Çiller bu durum kullandı
Eski
özel harekat polisi Ayhan Çarkın, Susurluk dönemin ana muhalefet partisi lideri
Mesut Yılmaz ile aynı dönemin Başbakanı
Tansu Çiller'in de
emniyet içindeki yapılanmadan bilgisi olduğunu savundu. Çarkın'ın, Tansu Çiller eşi Özer Çiller'in bu durumu kullandığını söyleyedi.
Dursun Karataş İşbİrlİğİ yaptı
Çarkın ifadesinde ayrıca, Dev-Sol ve devamında kurulan DHKP-C ile ilgili de çarpıcı bir iddiayı dile getirdi. Çarkın, DHKP-C lideri Dursun Kara-taş'ın polisle
işbirliği yaptığını gördüğünü öne sürerek, “Kendisini İstanbul'da gördüm” dedi. Çarkın,
Yeşil için ise “O çok güçlü biriydi” dedi.
Bu üç gencin yerini de biliyor
AYHAN EFEOĞLU:Yıldız Üniversitesi öğrencisiydi. Siyasi şube polisleri tarafından defalarca tehdit edilmişti. 6
Ekim 1992'de İstanbul'da polis tarafından gözaltına alındıktan sonra bir daha görünmedi.
HÜSAMETTİN YAMAN:
İstanbul Üniversitesi öğrencisiydi. 4
Mayıs 1992'de, bir diğer kayıp İÜ Cerrahpaşa
Tıp Fakültesi öğrencisi Soner Gül ile birlikte, polis tarafından gözaltına alındı. Bir daha haber alınamadı.
SONER GÜL:
Cerrahpaşa Tıp Fakültesi öğrencisiydi. 4 Mayıs 1992 günü arkadaşı İÜ öğrencisi
Hüsamettin Yaman ile birlikte polis tarafından gözaltına alındı.

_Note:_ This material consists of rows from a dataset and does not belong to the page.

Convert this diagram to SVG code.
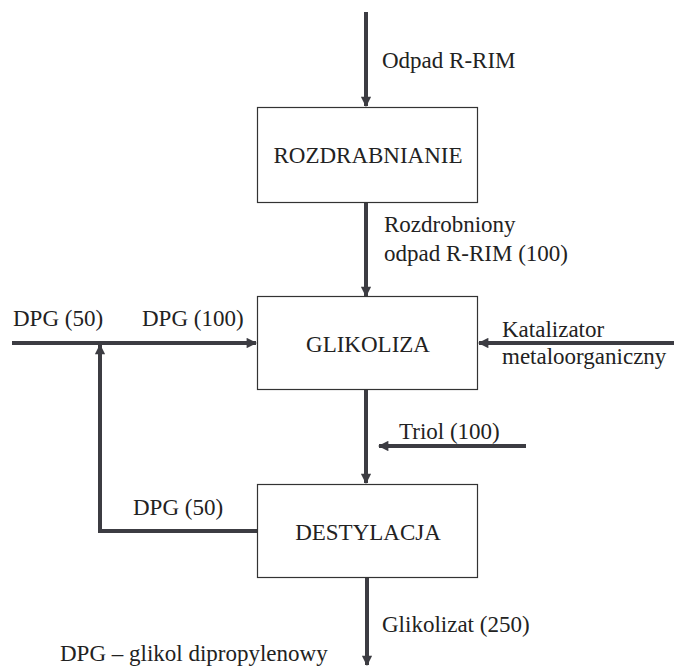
<svg xmlns="http://www.w3.org/2000/svg" width="674" height="666" viewBox="0 0 674 666">
<style>
text{font-family:'Liberation Serif','Times New Roman',serif;font-size:23px;fill:#222}
.box{fill:#fff;stroke:#333;stroke-width:1.2}
.c{text-anchor:middle}
.ln{fill:none;stroke:#3c3c42;stroke-width:4}
</style>
<defs>
<marker id="ah" viewBox="0 0 10 10" refX="9" refY="5" markerWidth="2.8" markerHeight="2.6" orient="auto" markerUnits="strokeWidth">
<path d="M0,0 L10,5 L0,10 z" fill="#3c3c42"/>
</marker>
</defs>
<rect width="674" height="666" fill="#fff"/>
<g id="connectors">
<line class="ln" x1="366" y1="12" x2="366" y2="106" marker-end="url(#ah)"/>
<line class="ln" x1="366" y1="202" x2="366" y2="296" marker-end="url(#ah)"/>
<line class="ln" x1="12" y1="343" x2="256" y2="343" marker-end="url(#ah)"/>
<line class="ln" x1="674" y1="343" x2="479" y2="343" marker-end="url(#ah)"/>
<polyline class="ln" points="257,531 100,531 100,345" marker-end="url(#ah)"/>
<line class="ln" x1="366" y1="390" x2="366" y2="483" marker-end="url(#ah)"/>
<line class="ln" x1="526" y1="446" x2="379" y2="446" marker-end="url(#ah)"/>
<line class="ln" x1="367" y1="577" x2="367" y2="665" marker-end="url(#ah)"/>
</g>
<g id="rozdrabnianie">
<rect class="box" x="257.5" y="107.5" width="220" height="95"/>
<text class="c" x="368" y="163">ROZDRABNIANIE</text>
</g>
<g id="glikoliza">
<rect class="box" x="257.5" y="296.5" width="220" height="93"/>
<text class="c" x="368" y="352">GLIKOLIZA</text>
</g>
<g id="destylacja">
<rect class="box" x="257.5" y="484.5" width="220" height="93"/>
<text class="c" x="368" y="540">DESTYLACJA</text>
</g>
<g id="labels">
<text x="382" y="68">Odpad R-RIM</text>
<text x="384" y="232">Rozdrobniony</text>
<text x="384" y="261">odpad R-RIM (100)</text>
<text x="13" y="326">DPG (50)</text>
<text x="142" y="326">DPG (100)</text>
<text x="502" y="337">Katalizator</text>
<text x="502" y="364">metaloorganiczny</text>
<text x="399" y="439">Triol (100)</text>
<text x="133" y="515">DPG (50)</text>
<text x="382" y="632">Glikolizat (250)</text>
<text x="60" y="661">DPG – glikol dipropylenowy</text>
</g>
</svg>
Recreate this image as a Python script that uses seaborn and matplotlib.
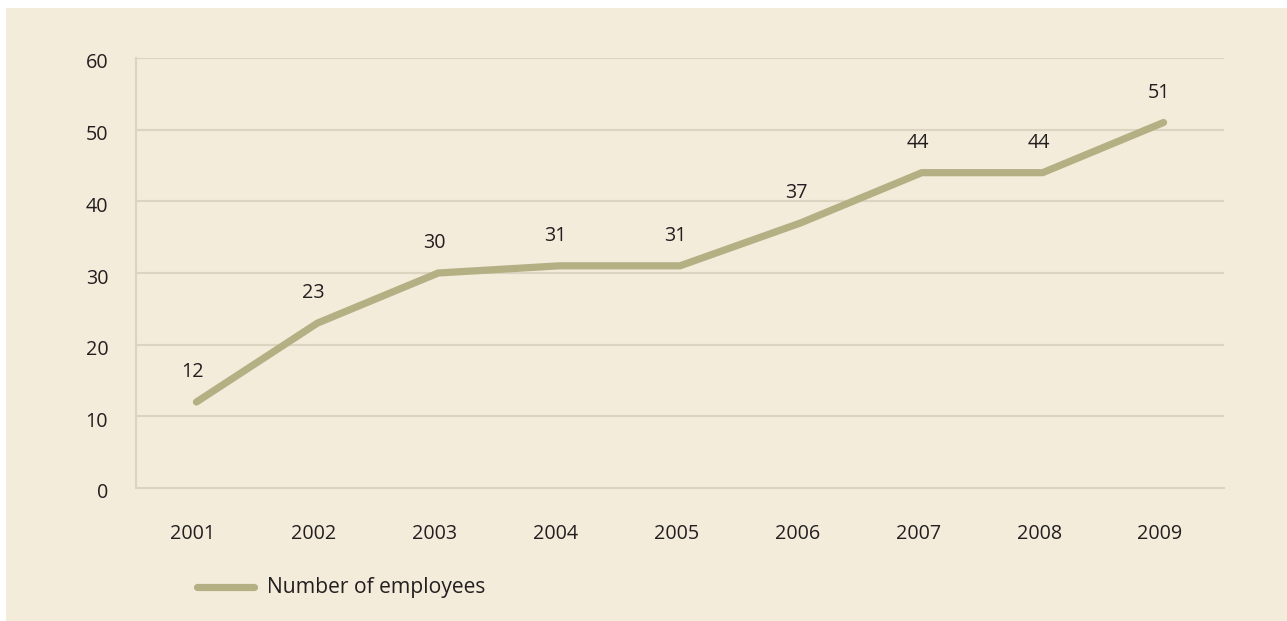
import matplotlib
matplotlib.use("Agg")
import matplotlib.pyplot as plt
import matplotlib.transforms as mtrans
import seaborn as sns
import pandas as pd

years = ["2001", "2002", "2003", "2004", "2005", "2006", "2007", "2008", "2009"]
employees = [12, 23, 30, 31, 31, 37, 44, 44, 51]
y_ticks = [0, 10, 20, 30, 40, 50, 60]
series_name = "Number of employees"

sns.set_theme(style="white")
plt.rcParams['font.family'] = ['Open Sans', 'DejaVu Sans']

BG = "#f4ecdb"
GRID = "#dcd4c0"
LINE = "#b5b084"
TXT = "#231f20"
FS = 14.2

W, H = 1287, 621
fig = plt.figure(figsize=(W / 100, H / 100), dpi=100)
fig.patch.set_facecolor("white")
# beige panel
fig.patches.append(plt.Rectangle((6 / W, 0), 1 - 6 / W, 1 - 8 / H, transform=fig.transFigure,
                                 facecolor=BG, edgecolor="none", zorder=-10))

ax = fig.add_axes([136 / W, 1 - 488 / H, (1224 - 136) / W, (488 - 58) / H])
ax.set_facecolor(BG)
ax.patch.set_alpha(0)

df = pd.DataFrame({"year": years, "employees": employees})
df["pos"] = range(len(years))
sns.lineplot(data=df, x="pos", y="employees", ax=ax, color=LINE, linewidth=5.2,
             solid_capstyle="round", solid_joinstyle="miter", label=series_name, legend=False)

ax.set_xlim(-0.5, len(years) - 0.5)
ax.set_ylim(0, 60)
ax.set_yticks(y_ticks)
ax.set_xticks(range(len(years)))
ax.set_xticklabels(years)
ax.set_xlabel("")
ax.set_ylabel("")
for y in y_ticks[1:]:
    ax.axhline(y, color=GRID, linewidth=1.5, zorder=0)
for s in ["top", "right"]:
    ax.spines[s].set_visible(False)
for s in ["left", "bottom"]:
    ax.spines[s].set_color(GRID)
    ax.spines[s].set_linewidth(1.5)
ax.tick_params(axis="both", length=0, labelsize=FS, colors=TXT)
ax.tick_params(axis="x", pad=26)
ax.tick_params(axis="y", pad=20)

# small offsets of tick labels as in the reference
xoff = mtrans.ScaledTranslation(-3.5 / 100, 0, fig.dpi_scale_trans)
for lab in ax.get_xticklabels():
    lab.set_transform(lab.get_transform() + xoff)
yoff = mtrans.ScaledTranslation(0, -3 / 100, fig.dpi_scale_trans)
for lab in ax.get_yticklabels():
    lab.set_transform(lab.get_transform() + yoff)

for i, v in enumerate(employees):
    ax.annotate(str(v), (i, v), xytext=(-3, 21.5), textcoords="offset points",
                ha="center", va="center", fontsize=FS, color=TXT)

# legend
fig.lines.append(plt.Line2D([197 / W, 254 / W], [1 - 587 / H] * 2, transform=fig.transFigure,
                            color=LINE, linewidth=5.2, solid_capstyle="round"))
fig.text(267 / W, 1 - 587 / H, series_name, fontsize=15.2, color=TXT, va="center", ha="left")

fig.savefig("out.png", dpi=100, facecolor=fig.get_facecolor())
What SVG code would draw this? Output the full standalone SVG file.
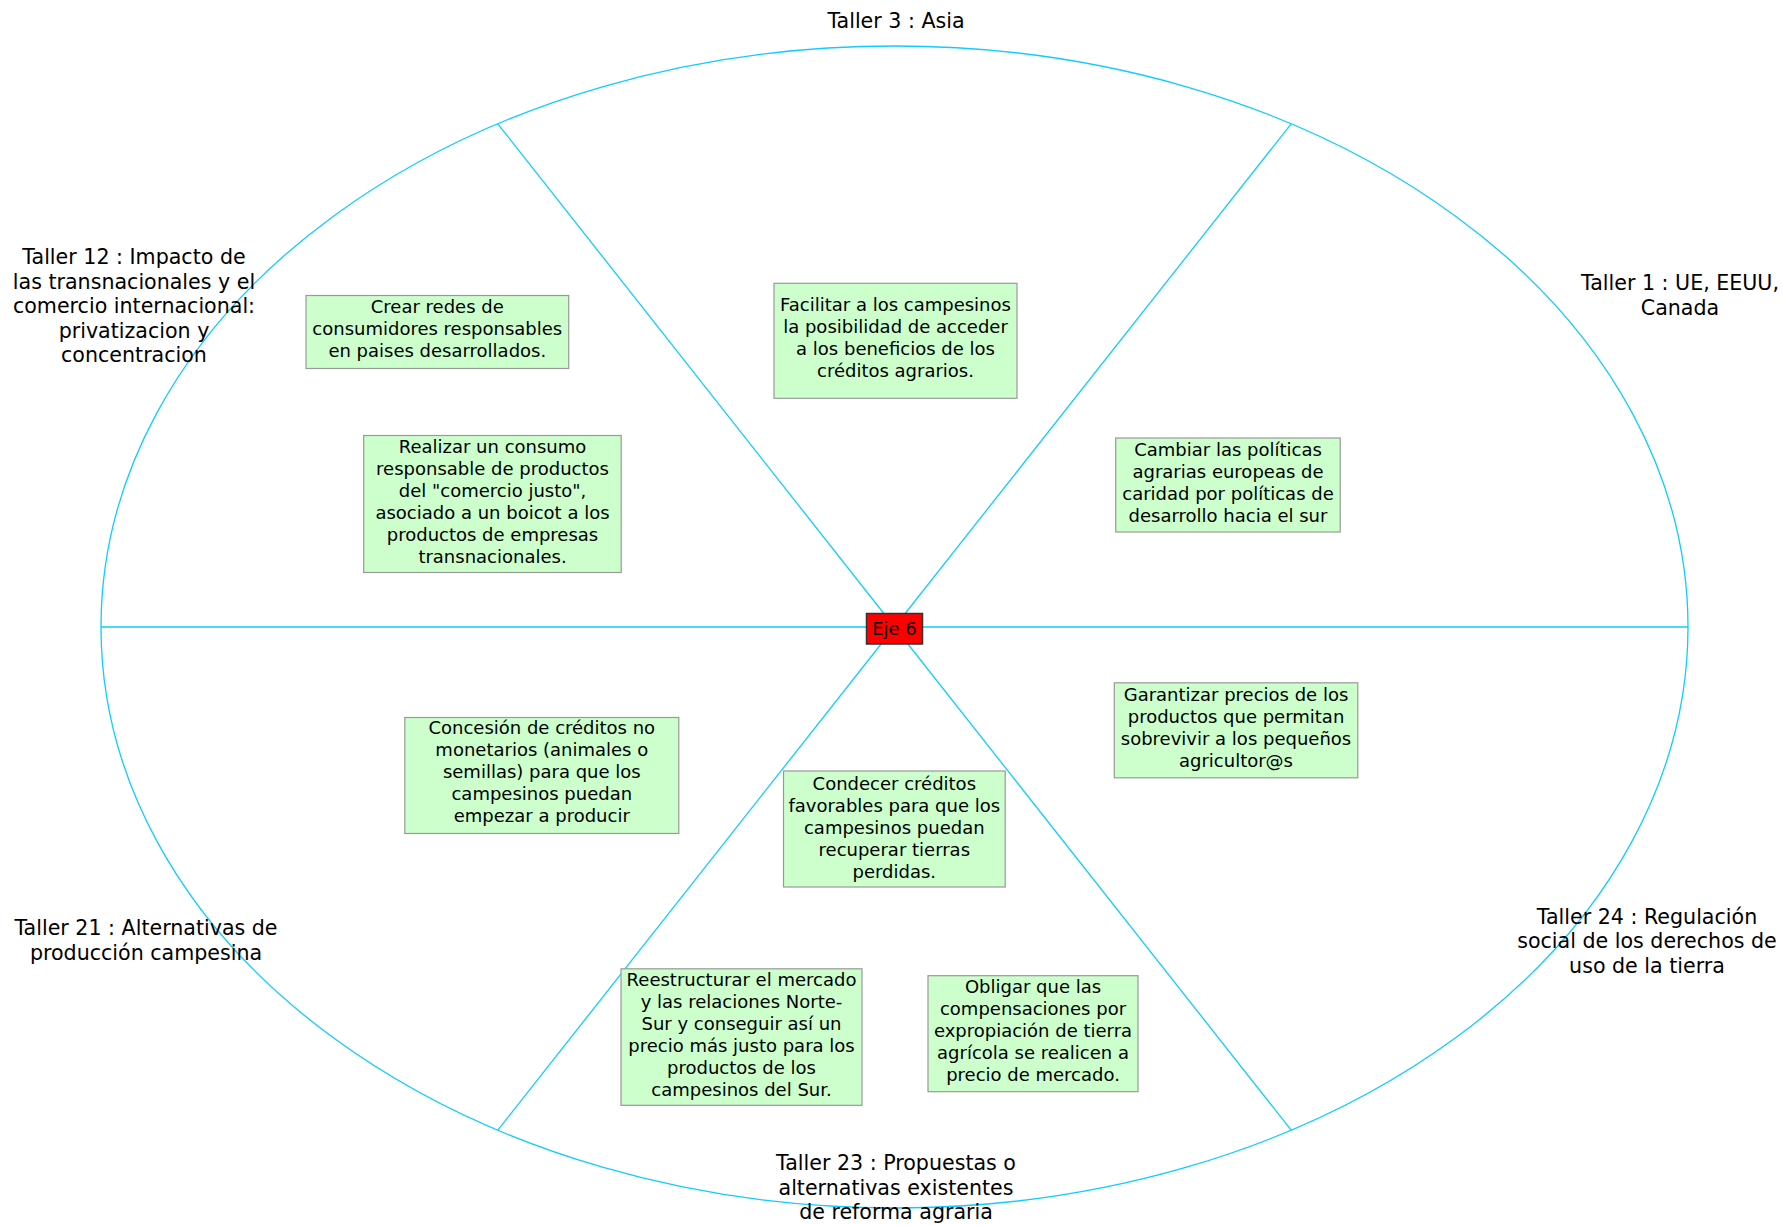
<svg xmlns="http://www.w3.org/2000/svg" width="1783" height="1225" viewBox="0 0 1783 1225">
<style>
text{font-family:"DejaVu Sans","Noto Sans",sans-serif;fill:#000;text-anchor:middle}
.lbl{font-size:20.6px}
.bt{font-size:18px}
.box{fill:#ccffcc;stroke:#999999;stroke-width:1.2}
.spoke{stroke:#11ccff;stroke-width:1.3;fill:none}
</style>
<rect width="1783" height="1225" fill="#ffffff"/>
<g id="wheel">
<ellipse cx="894.5" cy="627" rx="793.5" ry="581" class="spoke"/>
</g>
<g id="connectors">
<line class="spoke" x1="894.5" y1="627" x2="101" y2="627"/>
<line class="spoke" x1="894.5" y1="627" x2="1688" y2="627"/>
<line class="spoke" x1="894.5" y1="627" x2="497.8" y2="123.8"/>
<line class="spoke" x1="894.5" y1="627" x2="1291.2" y2="123.8"/>
<line class="spoke" x1="894.5" y1="627" x2="497.8" y2="1130.2"/>
<line class="spoke" x1="894.5" y1="627" x2="1291.2" y2="1130.2"/>
</g>
<g id="taller3"><text class="lbl" x="896" y="28">Taller 3 : Asia</text></g>
<g id="taller12"><text class="lbl" x="134" y="264">Taller 12 : Impacto de<tspan x="134" dy="24.6">las transnacionales y el</tspan><tspan x="134" dy="24.6">comercio internacional:</tspan><tspan x="134" dy="24.6">privatizacion y</tspan><tspan x="134" dy="24.6">concentracion</tspan></text></g>
<g id="taller1"><text class="lbl" x="1680" y="290">Taller 1 : UE, EEUU,<tspan x="1680" dy="24.6">Canada</tspan></text></g>
<g id="taller24"><text class="lbl" x="1647" y="923.5">Taller 24 : Regulación<tspan x="1647" dy="24.6">social de los derechos de</tspan><tspan x="1647" dy="24.6">uso de la tierra</tspan></text></g>
<g id="taller23"><text class="lbl" x="896" y="1170">Taller 23 : Propuestas o<tspan x="896" dy="24.6">alternativas existentes</tspan><tspan x="896" dy="24.6">de reforma agraria</tspan></text></g>
<g id="taller21"><text class="lbl" x="146" y="935">Taller 21 : Alternativas de<tspan x="146" dy="24.6">producción campesina</tspan></text></g>

<g id="crear"><rect class="box" x="306" y="295.5" width="262.7" height="73"/>
<text class="bt" x="437.3" y="313">Crear redes de<tspan x="437.3" dy="22">consumidores responsables</tspan><tspan x="437.3" dy="22">en paises desarrollados.</tspan></text></g>
<g id="facilitar"><rect class="box" x="774" y="283.3" width="243" height="115"/>
<text class="bt" x="895.5" y="311">Facilitar a los campesinos<tspan x="895.5" dy="22">la posibilidad de acceder</tspan><tspan x="895.5" dy="22">a los beneficios de los</tspan><tspan x="895.5" dy="22">créditos agrarios.</tspan></text></g>
<g id="realizar"><rect class="box" x="363.7" y="435.5" width="257.5" height="137"/>
<text class="bt" x="492.5" y="453">Realizar un consumo<tspan x="492.5" dy="22">responsable de productos</tspan><tspan x="492.5" dy="22">del "comercio justo",</tspan><tspan x="492.5" dy="22">asociado a un boicot a los</tspan><tspan x="492.5" dy="22">productos de empresas</tspan><tspan x="492.5" dy="22">transnacionales.</tspan></text></g>
<g id="cambiar"><rect class="box" x="1115.7" y="438" width="224.5" height="94"/>
<text class="bt" x="1228" y="456">Cambiar las políticas<tspan x="1228" dy="22">agrarias europeas de</tspan><tspan x="1228" dy="22">caridad por políticas de</tspan><tspan x="1228" dy="22">desarrollo hacia el sur</tspan></text></g>
<g id="garantizar"><rect class="box" x="1114.3" y="682.8" width="243.5" height="95"/>
<text class="bt" x="1236" y="701">Garantizar precios de los<tspan x="1236" dy="22">productos que permitan</tspan><tspan x="1236" dy="22">sobrevivir a los pequeños</tspan><tspan x="1236" dy="22">agricultor@s</tspan></text></g>
<g id="concesion"><rect class="box" x="404.8" y="717.5" width="274" height="116"/>
<text class="bt" x="541.8" y="734">Concesión de créditos no<tspan x="541.8" dy="22">monetarios (animales o</tspan><tspan x="541.8" dy="22">semillas) para que los</tspan><tspan x="541.8" dy="22">campesinos puedan</tspan><tspan x="541.8" dy="22">empezar a producir</tspan></text></g>
<g id="condecer"><rect class="box" x="783.5" y="771" width="221.7" height="116"/>
<text class="bt" x="894.3" y="789.5">Condecer créditos<tspan x="894.3" dy="22">favorables para que los</tspan><tspan x="894.3" dy="22">campesinos puedan</tspan><tspan x="894.3" dy="22">recuperar tierras</tspan><tspan x="894.3" dy="22">perdidas.</tspan></text></g>
<g id="reestructurar"><rect class="box" x="621" y="968.8" width="241" height="136.5"/>
<text class="bt" x="741.5" y="986">Reestructurar el mercado<tspan x="741.5" dy="22">y las relaciones Norte-</tspan><tspan x="741.5" dy="22">Sur y conseguir así un</tspan><tspan x="741.5" dy="22">precio más justo para los</tspan><tspan x="741.5" dy="22">productos de los</tspan><tspan x="741.5" dy="22">campesinos del Sur.</tspan></text></g>
<g id="obligar"><rect class="box" x="928" y="975.7" width="210" height="116"/>
<text class="bt" x="1033" y="993">Obligar que las<tspan x="1033" dy="22">compensaciones por</tspan><tspan x="1033" dy="22">expropiación de tierra</tspan><tspan x="1033" dy="22">agrícola se realicen a</tspan><tspan x="1033" dy="22">precio de mercado.</tspan></text></g>

<g id="eje6"><rect x="866.5" y="613.5" width="56" height="30.5" fill="#ff0000" stroke="#333333" stroke-width="1.5"/>
<text class="bt" x="894.5" y="635">Eje 6</text></g>
</svg>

İstanbul'daki savcı çete bile saymadı
Ayhan Çarkın, 22
Mart 2011'de
Radikal'de yayımlanan itiraflarının ardından 25 Mart'ta gözaltına alındı ve İstanbul Özel Yetkili
Cumhuriyet Savcısı Hakan Karaali tarafından sorgulandı. Tutuklanması için mahkemeye sevk edildi ancak serbest bırakıldı. Çarkın o günkü sorgusunda yine işlediği ve
tanık olduğu cinayetleri anlatmıştı. Kendisinin bizzat karıştığı cinayetlerden biri de Ayhan Efeoğlu'ydu. Çarkın, Efeoğlu'nu bir çuvalın içinde götürüp
Trakya tarafında bir ormana attıklarını söyledi. Bunun üzerine Efeoğlu ailesi savcıya başvurdu. Ancak Savcı Karaali'den olayla ilgili şok bir karar geldi. Efeoğlu'nun kayıplık iddiası hakkında soruşturmanın yeniden açılması talebine savcının cevabı, “Bunlar çıkar amaçlı
suç örgütü faaliyeti ya da organizasyonu değildir” oldu. Avukat
Taylan Tanay kararı “Susurluk çetesi yok sayıldı” derken Avukat
Ergin Cinmen ise itirafların örgütü gösterdiğini belirtmişti.